_Exercise_: Copy out each line containing "matplotlib" from the entries below.

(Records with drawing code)
--------------------------------------------------

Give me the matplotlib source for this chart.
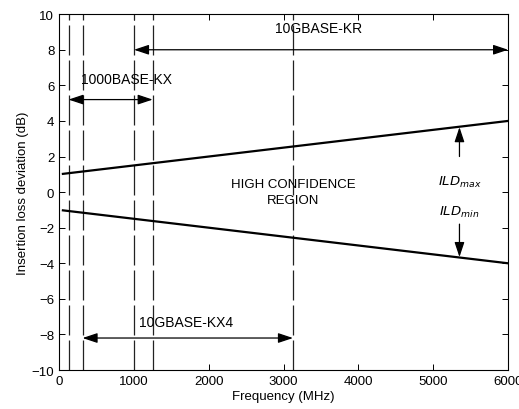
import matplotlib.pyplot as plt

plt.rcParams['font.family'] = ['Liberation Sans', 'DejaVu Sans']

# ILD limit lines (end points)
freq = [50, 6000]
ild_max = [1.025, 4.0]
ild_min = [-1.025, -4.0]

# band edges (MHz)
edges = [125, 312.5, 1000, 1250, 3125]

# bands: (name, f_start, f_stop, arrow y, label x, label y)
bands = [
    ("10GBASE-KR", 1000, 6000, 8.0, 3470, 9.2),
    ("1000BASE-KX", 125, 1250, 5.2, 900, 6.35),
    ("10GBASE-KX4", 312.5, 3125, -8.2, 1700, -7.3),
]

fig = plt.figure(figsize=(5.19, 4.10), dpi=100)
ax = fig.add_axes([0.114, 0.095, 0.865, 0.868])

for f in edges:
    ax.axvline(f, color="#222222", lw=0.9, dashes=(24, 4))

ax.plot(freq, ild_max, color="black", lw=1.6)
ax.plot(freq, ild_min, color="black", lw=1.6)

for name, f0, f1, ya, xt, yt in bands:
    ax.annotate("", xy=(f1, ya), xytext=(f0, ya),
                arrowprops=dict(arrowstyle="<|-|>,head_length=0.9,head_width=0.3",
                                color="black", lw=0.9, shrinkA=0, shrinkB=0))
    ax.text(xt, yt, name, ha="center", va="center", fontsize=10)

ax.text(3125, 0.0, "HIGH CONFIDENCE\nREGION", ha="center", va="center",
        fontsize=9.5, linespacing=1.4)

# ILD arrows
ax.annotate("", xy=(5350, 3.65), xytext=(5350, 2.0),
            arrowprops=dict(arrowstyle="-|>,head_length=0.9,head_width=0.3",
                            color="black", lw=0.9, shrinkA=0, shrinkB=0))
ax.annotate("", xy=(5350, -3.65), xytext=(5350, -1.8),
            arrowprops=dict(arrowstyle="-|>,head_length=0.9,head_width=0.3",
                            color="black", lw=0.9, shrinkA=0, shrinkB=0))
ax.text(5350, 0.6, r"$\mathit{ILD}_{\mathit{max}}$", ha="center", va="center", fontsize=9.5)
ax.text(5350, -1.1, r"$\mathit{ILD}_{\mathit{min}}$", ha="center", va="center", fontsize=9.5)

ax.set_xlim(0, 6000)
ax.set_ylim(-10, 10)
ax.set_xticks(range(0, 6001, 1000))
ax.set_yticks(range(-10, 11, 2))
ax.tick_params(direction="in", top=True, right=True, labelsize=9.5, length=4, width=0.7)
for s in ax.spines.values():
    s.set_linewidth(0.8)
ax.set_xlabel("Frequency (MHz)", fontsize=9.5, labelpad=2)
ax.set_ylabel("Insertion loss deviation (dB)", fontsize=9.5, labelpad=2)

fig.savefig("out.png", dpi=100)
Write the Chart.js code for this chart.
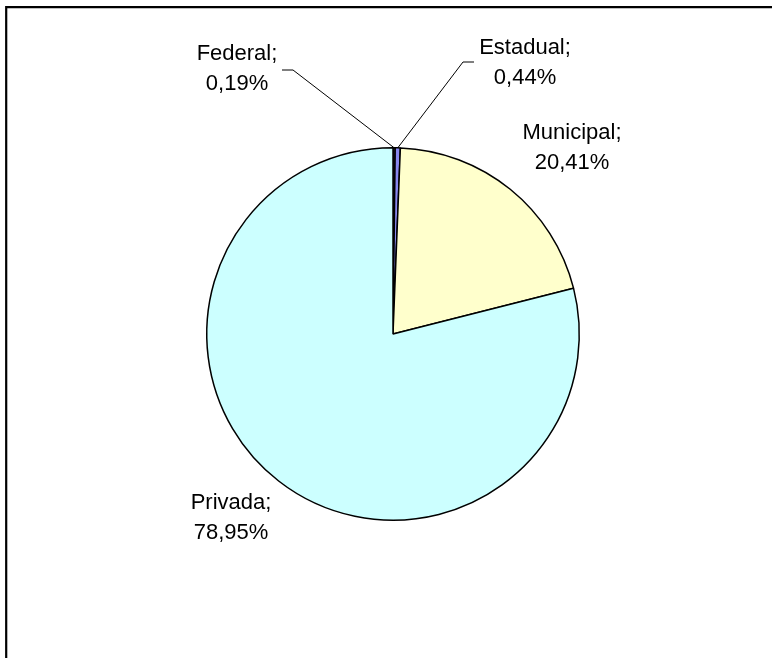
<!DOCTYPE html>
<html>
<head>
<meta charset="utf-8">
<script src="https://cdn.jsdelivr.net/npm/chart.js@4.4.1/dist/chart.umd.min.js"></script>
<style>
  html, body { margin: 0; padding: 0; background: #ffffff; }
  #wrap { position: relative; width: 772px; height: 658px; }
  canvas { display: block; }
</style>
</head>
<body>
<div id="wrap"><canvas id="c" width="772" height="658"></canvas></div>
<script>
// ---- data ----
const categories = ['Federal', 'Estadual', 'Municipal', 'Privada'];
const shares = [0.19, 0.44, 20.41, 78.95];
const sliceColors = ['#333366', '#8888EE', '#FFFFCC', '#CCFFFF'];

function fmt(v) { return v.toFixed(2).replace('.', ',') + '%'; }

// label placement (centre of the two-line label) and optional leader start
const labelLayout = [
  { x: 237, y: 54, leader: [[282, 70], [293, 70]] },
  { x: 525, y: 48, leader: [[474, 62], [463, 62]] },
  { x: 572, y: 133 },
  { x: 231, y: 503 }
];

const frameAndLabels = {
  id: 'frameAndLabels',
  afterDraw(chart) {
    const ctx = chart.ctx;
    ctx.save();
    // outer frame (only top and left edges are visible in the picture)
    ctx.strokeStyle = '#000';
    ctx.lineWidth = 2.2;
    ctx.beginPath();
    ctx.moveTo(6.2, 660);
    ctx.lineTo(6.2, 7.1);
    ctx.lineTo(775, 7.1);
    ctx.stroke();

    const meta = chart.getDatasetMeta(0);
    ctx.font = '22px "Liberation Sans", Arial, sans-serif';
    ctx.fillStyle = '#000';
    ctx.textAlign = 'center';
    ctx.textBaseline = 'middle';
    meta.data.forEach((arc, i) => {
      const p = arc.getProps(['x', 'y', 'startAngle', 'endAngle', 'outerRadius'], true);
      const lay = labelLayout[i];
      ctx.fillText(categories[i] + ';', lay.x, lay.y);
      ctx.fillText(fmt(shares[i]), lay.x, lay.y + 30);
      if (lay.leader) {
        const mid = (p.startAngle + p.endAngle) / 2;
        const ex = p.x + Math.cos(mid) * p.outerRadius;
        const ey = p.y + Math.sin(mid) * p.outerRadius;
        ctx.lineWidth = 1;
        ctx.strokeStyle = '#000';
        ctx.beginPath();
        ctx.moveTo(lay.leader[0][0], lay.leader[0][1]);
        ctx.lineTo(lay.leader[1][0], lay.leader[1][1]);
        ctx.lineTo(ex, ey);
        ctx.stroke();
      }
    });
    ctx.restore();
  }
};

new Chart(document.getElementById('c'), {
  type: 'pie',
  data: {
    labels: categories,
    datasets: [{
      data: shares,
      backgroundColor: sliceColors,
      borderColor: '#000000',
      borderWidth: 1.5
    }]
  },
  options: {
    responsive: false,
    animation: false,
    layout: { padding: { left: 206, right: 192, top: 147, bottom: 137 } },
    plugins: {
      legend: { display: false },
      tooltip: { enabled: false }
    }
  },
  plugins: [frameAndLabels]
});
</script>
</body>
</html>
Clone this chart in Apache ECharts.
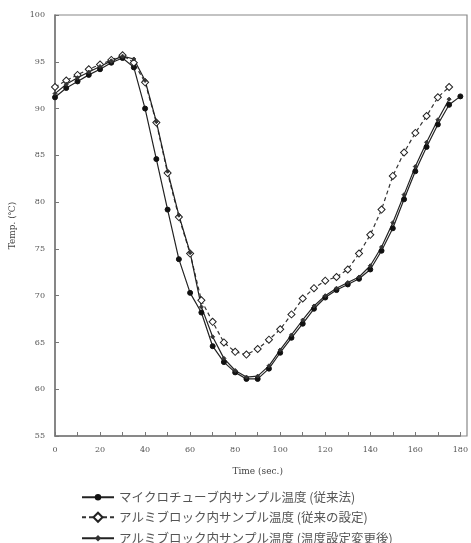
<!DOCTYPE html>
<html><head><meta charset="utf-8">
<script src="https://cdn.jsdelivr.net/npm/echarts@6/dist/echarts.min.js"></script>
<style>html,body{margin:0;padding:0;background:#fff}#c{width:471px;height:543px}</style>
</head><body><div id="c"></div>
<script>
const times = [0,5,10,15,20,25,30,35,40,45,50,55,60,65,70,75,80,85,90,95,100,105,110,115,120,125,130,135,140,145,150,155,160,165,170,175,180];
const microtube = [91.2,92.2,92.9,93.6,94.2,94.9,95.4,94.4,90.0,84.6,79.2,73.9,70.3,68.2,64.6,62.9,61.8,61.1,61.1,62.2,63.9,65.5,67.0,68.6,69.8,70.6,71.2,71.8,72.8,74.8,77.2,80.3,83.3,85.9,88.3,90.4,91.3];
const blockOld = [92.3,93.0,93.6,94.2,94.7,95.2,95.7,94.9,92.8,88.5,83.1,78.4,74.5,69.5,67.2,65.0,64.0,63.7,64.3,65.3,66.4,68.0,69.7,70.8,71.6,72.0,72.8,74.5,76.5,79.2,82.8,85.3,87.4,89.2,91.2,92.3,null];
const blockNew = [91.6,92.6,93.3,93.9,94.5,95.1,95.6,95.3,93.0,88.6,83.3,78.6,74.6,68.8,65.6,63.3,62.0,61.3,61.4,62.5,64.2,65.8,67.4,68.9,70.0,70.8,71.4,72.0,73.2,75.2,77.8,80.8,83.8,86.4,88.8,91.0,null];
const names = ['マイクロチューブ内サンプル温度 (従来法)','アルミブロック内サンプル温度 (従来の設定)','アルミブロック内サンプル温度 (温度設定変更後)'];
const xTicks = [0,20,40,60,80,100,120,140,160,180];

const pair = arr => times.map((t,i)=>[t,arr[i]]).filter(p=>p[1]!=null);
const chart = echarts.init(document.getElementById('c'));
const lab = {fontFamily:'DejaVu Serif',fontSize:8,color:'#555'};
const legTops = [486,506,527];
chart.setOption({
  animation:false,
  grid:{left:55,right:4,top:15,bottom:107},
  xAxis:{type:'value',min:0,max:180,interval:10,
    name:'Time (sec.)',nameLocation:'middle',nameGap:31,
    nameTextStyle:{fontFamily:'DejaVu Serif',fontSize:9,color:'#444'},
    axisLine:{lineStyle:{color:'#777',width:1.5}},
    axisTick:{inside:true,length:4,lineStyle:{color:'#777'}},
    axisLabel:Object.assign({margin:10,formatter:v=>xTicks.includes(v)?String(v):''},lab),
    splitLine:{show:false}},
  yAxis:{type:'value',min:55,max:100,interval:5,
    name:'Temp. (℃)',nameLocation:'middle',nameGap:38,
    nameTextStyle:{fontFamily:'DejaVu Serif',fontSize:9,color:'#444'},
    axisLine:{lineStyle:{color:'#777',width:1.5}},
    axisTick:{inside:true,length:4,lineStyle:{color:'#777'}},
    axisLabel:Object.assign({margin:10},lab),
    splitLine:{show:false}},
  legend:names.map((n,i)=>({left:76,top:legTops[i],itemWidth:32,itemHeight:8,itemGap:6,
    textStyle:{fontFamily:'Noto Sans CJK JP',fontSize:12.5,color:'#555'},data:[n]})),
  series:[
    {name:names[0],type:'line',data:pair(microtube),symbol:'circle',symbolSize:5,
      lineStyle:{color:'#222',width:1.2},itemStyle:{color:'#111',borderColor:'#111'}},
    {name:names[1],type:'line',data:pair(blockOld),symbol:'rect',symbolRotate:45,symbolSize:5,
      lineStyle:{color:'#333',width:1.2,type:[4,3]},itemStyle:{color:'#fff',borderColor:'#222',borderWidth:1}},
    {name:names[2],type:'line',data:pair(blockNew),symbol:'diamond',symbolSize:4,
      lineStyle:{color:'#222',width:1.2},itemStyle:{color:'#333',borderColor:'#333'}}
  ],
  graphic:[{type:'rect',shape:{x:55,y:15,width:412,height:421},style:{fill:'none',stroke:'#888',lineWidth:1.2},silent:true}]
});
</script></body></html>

--------------------------------------------------

_Answer_:
Give me the matplotlib source for this chart.
import matplotlib.pyplot as plt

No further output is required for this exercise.